What you need to do
Only lines with the string "chart" matter here; gather them from the material below.

[Start of Material for the task]

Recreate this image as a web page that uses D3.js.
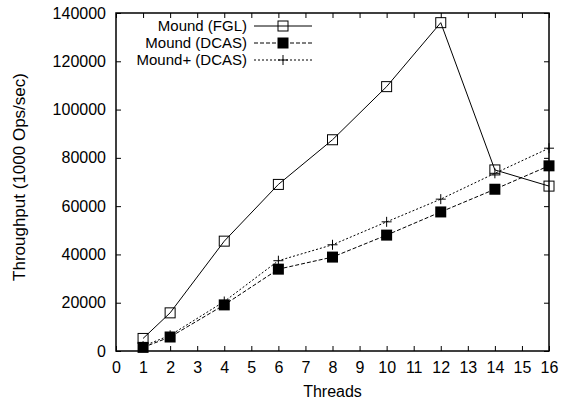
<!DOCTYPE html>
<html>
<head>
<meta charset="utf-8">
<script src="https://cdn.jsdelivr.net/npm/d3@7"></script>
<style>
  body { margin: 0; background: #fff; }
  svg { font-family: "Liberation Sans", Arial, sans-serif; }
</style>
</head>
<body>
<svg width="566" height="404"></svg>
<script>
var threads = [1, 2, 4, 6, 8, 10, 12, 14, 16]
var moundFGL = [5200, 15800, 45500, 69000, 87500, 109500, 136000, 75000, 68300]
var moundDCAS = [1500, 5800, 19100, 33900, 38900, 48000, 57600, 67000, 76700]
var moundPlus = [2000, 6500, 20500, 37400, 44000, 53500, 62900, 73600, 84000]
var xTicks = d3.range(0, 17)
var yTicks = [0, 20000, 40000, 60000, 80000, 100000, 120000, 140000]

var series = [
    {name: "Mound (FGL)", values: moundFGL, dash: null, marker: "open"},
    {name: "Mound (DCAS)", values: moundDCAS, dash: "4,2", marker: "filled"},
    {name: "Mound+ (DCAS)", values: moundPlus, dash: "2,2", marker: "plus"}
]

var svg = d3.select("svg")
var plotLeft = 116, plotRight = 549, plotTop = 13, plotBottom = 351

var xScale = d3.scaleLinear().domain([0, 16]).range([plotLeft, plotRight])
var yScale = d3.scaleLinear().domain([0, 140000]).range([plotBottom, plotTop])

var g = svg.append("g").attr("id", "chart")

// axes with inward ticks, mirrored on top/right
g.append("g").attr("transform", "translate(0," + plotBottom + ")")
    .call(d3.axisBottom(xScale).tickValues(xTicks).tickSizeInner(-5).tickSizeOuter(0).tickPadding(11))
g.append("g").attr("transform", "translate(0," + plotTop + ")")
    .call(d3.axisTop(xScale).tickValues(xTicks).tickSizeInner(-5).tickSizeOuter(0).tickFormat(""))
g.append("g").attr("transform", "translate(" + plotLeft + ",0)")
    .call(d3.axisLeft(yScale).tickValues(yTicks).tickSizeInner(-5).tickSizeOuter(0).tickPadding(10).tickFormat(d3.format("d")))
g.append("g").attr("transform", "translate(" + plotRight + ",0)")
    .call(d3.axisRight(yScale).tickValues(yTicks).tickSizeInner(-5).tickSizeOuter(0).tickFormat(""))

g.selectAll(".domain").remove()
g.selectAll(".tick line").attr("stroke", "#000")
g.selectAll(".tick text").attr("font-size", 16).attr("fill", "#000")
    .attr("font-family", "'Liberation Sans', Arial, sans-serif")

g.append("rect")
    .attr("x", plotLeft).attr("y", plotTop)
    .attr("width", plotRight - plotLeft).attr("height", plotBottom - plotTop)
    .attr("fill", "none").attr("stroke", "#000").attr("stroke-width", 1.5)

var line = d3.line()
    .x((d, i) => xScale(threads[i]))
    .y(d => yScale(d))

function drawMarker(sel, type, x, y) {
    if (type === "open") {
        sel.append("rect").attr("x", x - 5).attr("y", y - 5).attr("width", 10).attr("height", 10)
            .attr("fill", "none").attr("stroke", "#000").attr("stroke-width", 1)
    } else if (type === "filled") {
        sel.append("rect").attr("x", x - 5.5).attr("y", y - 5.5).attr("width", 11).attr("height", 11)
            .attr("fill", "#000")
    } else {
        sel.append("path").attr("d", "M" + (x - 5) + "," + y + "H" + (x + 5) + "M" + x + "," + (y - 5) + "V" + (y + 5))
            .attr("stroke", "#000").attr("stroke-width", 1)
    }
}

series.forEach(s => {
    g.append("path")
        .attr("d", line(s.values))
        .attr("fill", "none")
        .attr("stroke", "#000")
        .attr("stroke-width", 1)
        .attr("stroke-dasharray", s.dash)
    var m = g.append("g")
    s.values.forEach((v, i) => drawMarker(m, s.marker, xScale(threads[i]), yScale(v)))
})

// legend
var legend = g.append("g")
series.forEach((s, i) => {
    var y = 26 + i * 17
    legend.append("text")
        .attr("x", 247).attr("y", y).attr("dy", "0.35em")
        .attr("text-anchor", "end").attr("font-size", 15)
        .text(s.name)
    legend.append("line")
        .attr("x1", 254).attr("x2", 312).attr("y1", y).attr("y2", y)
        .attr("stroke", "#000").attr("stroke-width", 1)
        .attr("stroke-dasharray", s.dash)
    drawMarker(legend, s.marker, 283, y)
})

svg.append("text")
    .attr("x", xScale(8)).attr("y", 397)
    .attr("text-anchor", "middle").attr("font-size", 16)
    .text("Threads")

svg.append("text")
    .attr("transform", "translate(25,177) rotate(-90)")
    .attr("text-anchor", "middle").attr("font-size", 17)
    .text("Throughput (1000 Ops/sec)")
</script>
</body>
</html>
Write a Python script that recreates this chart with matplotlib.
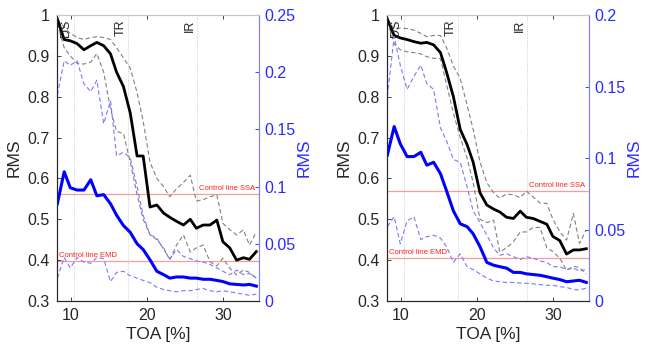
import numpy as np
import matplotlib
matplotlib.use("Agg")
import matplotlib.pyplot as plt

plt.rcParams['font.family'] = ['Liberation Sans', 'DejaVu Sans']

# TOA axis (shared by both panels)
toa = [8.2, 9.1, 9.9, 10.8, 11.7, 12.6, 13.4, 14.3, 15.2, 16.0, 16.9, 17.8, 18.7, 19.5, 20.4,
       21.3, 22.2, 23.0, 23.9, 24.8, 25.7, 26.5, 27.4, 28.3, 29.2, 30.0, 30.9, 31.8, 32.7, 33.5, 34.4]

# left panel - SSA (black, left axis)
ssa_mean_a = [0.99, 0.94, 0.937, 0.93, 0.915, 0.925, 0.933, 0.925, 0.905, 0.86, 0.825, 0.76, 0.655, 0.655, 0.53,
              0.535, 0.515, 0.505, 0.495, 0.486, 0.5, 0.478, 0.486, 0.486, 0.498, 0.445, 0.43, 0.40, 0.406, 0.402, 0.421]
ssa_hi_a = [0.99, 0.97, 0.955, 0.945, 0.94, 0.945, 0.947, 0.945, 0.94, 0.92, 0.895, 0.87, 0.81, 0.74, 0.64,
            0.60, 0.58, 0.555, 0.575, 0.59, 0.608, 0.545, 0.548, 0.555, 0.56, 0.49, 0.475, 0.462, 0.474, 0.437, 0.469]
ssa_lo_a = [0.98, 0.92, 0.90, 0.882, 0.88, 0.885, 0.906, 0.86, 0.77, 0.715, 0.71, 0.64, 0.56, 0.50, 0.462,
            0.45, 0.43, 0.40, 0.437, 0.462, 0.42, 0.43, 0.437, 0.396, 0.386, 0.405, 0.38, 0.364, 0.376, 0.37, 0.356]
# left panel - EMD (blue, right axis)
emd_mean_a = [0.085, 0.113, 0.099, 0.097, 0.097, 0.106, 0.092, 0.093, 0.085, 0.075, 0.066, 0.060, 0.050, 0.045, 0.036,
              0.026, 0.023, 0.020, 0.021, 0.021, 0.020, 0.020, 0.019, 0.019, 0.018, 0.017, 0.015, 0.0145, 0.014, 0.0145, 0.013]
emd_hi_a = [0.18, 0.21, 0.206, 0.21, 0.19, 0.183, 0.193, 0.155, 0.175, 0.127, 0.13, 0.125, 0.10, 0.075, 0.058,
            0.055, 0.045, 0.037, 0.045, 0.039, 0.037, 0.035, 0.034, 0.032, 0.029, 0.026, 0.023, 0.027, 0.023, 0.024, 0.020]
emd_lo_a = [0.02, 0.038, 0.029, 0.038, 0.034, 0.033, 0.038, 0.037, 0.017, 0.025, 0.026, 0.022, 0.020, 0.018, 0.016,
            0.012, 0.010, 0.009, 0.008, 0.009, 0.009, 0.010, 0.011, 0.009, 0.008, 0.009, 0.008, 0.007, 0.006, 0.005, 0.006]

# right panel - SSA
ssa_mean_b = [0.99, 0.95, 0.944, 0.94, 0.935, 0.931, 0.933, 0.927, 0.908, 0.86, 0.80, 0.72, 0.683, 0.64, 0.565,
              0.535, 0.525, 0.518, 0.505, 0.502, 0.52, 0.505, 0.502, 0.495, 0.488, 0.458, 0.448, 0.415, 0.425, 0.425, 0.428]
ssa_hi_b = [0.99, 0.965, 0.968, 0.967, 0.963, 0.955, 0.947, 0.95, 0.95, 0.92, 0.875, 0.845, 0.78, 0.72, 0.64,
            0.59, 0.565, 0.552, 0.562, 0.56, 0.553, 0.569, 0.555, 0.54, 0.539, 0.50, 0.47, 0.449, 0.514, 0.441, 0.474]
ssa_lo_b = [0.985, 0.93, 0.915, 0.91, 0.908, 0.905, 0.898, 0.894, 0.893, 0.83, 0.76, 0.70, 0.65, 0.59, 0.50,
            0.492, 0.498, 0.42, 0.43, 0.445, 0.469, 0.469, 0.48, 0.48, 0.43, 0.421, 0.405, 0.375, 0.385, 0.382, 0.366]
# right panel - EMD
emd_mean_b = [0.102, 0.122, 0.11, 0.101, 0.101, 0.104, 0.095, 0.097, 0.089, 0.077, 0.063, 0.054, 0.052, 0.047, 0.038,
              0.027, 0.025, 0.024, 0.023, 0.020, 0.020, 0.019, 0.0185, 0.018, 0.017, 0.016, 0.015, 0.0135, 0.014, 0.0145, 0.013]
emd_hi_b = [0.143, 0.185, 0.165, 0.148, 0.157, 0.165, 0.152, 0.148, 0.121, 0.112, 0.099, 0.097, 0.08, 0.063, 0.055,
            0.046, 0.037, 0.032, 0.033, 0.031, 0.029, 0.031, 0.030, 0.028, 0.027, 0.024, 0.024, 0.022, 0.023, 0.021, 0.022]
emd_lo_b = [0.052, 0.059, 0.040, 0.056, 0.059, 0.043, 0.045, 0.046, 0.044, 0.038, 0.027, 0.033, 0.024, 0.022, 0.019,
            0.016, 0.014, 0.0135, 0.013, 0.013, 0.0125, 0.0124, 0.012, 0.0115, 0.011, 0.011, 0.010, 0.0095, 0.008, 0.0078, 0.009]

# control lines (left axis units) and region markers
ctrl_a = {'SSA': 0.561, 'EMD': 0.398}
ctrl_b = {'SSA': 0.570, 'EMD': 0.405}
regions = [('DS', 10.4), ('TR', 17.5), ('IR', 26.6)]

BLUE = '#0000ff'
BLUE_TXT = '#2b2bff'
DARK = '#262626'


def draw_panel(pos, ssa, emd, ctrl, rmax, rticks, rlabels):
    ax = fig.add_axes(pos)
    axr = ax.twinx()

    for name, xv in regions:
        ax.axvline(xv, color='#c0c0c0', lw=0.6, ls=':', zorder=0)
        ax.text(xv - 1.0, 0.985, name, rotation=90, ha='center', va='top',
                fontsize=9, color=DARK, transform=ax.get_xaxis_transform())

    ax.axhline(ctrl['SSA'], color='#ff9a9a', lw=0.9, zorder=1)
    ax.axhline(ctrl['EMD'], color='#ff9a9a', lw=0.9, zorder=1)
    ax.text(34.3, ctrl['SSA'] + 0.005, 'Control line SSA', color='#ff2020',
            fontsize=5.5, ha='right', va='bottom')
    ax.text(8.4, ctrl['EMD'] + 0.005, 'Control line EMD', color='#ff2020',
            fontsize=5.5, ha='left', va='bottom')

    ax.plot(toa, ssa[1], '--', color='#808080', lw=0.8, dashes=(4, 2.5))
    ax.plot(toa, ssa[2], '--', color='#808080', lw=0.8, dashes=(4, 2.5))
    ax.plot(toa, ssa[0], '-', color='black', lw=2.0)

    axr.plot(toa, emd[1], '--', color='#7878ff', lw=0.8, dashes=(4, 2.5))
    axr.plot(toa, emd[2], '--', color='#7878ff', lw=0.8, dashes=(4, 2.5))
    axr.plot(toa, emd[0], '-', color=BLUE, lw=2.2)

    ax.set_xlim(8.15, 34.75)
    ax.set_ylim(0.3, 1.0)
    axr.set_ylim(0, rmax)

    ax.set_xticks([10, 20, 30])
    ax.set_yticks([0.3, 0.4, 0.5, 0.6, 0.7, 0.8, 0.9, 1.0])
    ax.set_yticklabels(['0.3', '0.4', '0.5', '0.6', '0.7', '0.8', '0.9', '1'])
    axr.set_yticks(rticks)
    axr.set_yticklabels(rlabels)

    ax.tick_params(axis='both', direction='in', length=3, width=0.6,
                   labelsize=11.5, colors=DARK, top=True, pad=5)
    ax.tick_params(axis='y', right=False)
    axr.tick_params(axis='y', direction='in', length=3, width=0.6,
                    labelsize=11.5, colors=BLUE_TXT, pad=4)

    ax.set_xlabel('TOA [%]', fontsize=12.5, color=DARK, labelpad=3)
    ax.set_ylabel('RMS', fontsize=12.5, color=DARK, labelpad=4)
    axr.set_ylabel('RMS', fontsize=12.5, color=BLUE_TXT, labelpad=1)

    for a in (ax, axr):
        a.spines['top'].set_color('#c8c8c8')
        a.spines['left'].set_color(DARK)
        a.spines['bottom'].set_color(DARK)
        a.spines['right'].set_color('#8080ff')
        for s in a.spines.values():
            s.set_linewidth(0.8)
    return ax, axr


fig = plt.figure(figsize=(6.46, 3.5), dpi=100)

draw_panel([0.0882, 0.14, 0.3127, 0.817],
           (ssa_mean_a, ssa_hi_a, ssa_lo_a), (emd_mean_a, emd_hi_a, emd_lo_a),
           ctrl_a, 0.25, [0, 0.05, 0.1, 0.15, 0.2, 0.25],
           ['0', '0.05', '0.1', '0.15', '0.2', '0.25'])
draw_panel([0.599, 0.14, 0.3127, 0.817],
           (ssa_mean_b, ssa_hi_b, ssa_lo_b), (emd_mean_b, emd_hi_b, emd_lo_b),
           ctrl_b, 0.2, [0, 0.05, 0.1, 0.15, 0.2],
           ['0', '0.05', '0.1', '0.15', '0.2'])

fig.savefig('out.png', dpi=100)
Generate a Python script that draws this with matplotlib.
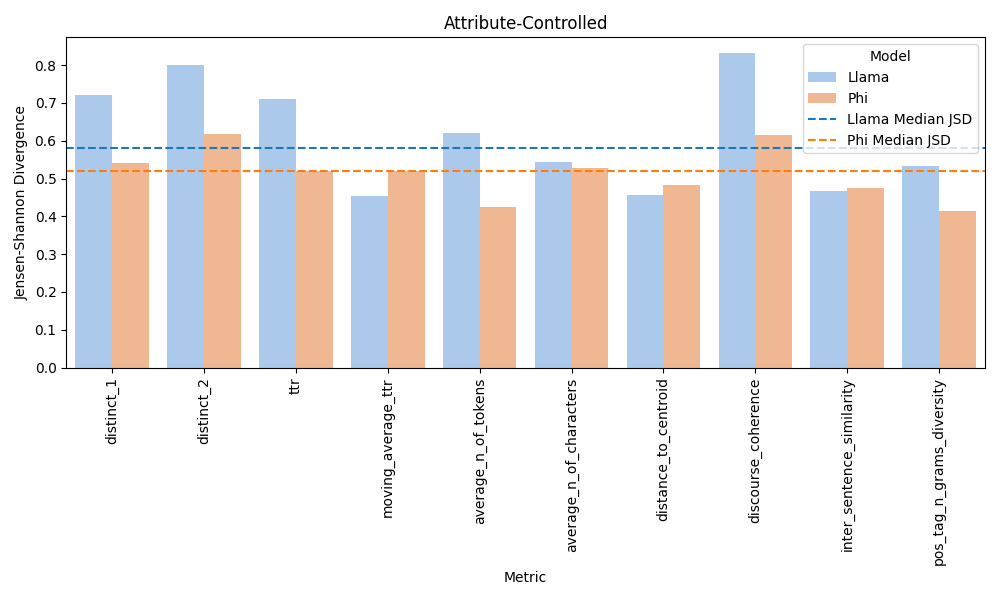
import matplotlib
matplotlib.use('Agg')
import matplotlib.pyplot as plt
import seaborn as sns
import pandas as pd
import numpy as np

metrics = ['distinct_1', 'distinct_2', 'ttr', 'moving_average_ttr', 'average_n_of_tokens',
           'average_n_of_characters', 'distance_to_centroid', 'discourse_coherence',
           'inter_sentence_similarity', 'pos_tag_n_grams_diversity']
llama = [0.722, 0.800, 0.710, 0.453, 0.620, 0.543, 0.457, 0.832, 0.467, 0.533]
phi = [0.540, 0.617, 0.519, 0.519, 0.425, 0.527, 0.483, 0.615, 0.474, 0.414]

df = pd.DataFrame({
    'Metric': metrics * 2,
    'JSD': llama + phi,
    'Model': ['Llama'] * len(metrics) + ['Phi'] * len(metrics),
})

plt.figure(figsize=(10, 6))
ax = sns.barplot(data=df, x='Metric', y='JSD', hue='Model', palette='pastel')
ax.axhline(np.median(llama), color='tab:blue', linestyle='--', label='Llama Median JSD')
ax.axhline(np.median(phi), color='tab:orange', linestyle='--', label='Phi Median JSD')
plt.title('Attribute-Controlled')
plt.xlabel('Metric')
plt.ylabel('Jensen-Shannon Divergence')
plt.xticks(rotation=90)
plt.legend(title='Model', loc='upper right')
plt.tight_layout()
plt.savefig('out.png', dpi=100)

[End of Material for the task]

Output for this task
var g = svg.append("g").attr("id", "chart")
Write a Python script that recreates this chart with matplotlib.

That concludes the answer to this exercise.